[Source data start]

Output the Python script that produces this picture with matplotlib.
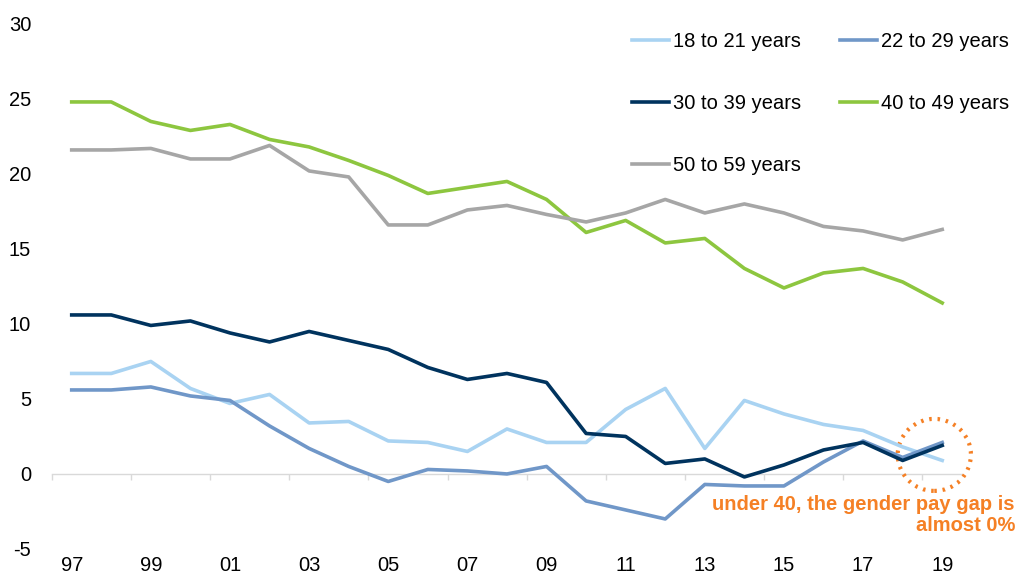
import matplotlib.pyplot as plt
from matplotlib.patches import Ellipse

plt.rcParams['font.family'] = ['Liberation Sans', 'DejaVu Sans']
plt.rcParams['axes.unicode_minus'] = False

years = ['97', '98', '99', '00', '01', '02', '03', '04', '05', '06', '07', '08',
         '09', '10', '11', '12', '13', '14', '15', '16', '17', '18', '19']

age_18_21 = [6.7, 6.7, 7.5, 5.7, 4.7, 5.3, 3.4, 3.5, 2.2, 2.1, 1.5, 3.0,
             2.1, 2.1, 4.3, 5.7, 1.7, 4.9, 4.0, 3.3, 2.9, 1.8, 0.9]
age_22_29 = [5.6, 5.6, 5.8, 5.2, 4.9, 3.2, 1.7, 0.5, -0.5, 0.3, 0.2, 0.0,
             0.5, -1.8, -2.4, -3.0, -0.7, -0.8, -0.8, 0.8, 2.2, 1.1, 2.1]
age_30_39 = [10.6, 10.6, 9.9, 10.2, 9.4, 8.8, 9.5, 8.9, 8.3, 7.1, 6.3, 6.7,
             6.1, 2.7, 2.5, 0.7, 1.0, -0.2, 0.6, 1.6, 2.1, 0.9, 1.9]
age_40_49 = [24.8, 24.8, 23.5, 22.9, 23.3, 22.3, 21.8, 20.9, 19.9, 18.7, 19.1, 19.5,
             18.3, 16.1, 16.9, 15.4, 15.7, 13.7, 12.4, 13.4, 13.7, 12.8, 11.4]
age_50_59 = [21.6, 21.6, 21.7, 21.0, 21.0, 21.9, 20.2, 19.8, 16.6, 16.6, 17.6, 17.9,
             17.3, 16.8, 17.4, 18.3, 17.4, 18.0, 17.4, 16.5, 16.2, 15.6, 16.3]

labels = ['18 to 21 years', '22 to 29 years', '30 to 39 years', '40 to 49 years', '50 to 59 years']
series = [age_18_21, age_22_29, age_30_39, age_40_49, age_50_59]
colors = ['#A9D3F2', '#7097C8', '#00335E', '#8DC63F', '#A6A6A6']
orange = '#F58025'
fs = 14.5

fig = plt.figure(figsize=(10.18, 5.84), dpi=100)
ax = fig.add_axes([0.051, 0.060, 0.894, 0.899])

x = list(range(len(years)))
lines = []
for lab, vals, c in zip(labels, series, colors):
    ln, = ax.plot(x, vals, color=c, lw=2.6, label=lab)
    lines.append(ln)

ax.set_xlim(-0.5, 22.5)
ax.set_ylim(-5, 30)
ax.set_yticks(range(-5, 31, 5))
ax.tick_params(axis='y', length=0, pad=15, labelsize=fs)
ax.set_xticks(x[::2])
ax.set_xticklabels(years[::2])
ax.tick_params(axis='x', length=0, pad=5, labelsize=fs)
for s in ax.spines.values():
    s.set_visible(False)

# zero line with category boundary ticks
sec = ax.secondary_xaxis(0, transform=ax.transData)
sec.set_xticks([i - 0.5 for i in range(0, 23, 2)])
sec.set_xticklabels([])
sec.tick_params(axis='x', length=4.5, width=1, color='#D9D9D9')
sec.spines['bottom'].set_color('#D9D9D9')
sec.spines['bottom'].set_linewidth(1)

# legend in rows: 18-21, 22-29 / 30-39, 40-49 / 50-59
order = [0, 2, 4, 1, 3]
leg = fig.legend([lines[i] for i in order], [labels[i] for i in order],
                 ncol=2, loc='upper right', bbox_to_anchor=(1.009, 0.976),
                 frameon=False, fontsize=fs, handlelength=1.85, handletextpad=0.2,
                 columnspacing=1.9, labelspacing=2.13)

# annotation
circ = Ellipse((21.8, 1.27), width=1.85, height=4.8, fill=False,
               edgecolor=orange, lw=3, linestyle=(0, (0.6, 1.4)), clip_on=False)
ax.add_patch(circ)
fig.text(0.997, 0.118, 'under 40, the gender pay gap is\nalmost 0%', color=orange,
         fontsize=fs, fontweight='bold', ha='right', va='center', multialignment='right',
         linespacing=1.15)

fig.savefig('out.png', dpi=100)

[Source data end]

Exercise instructions
Which lines hold the string "matplotlib"? Copy all of them from the data above.

Problem solution
Output the Python script that produces this picture with matplotlib.
import matplotlib.pyplot as plt
from matplotlib.patches import Ellipse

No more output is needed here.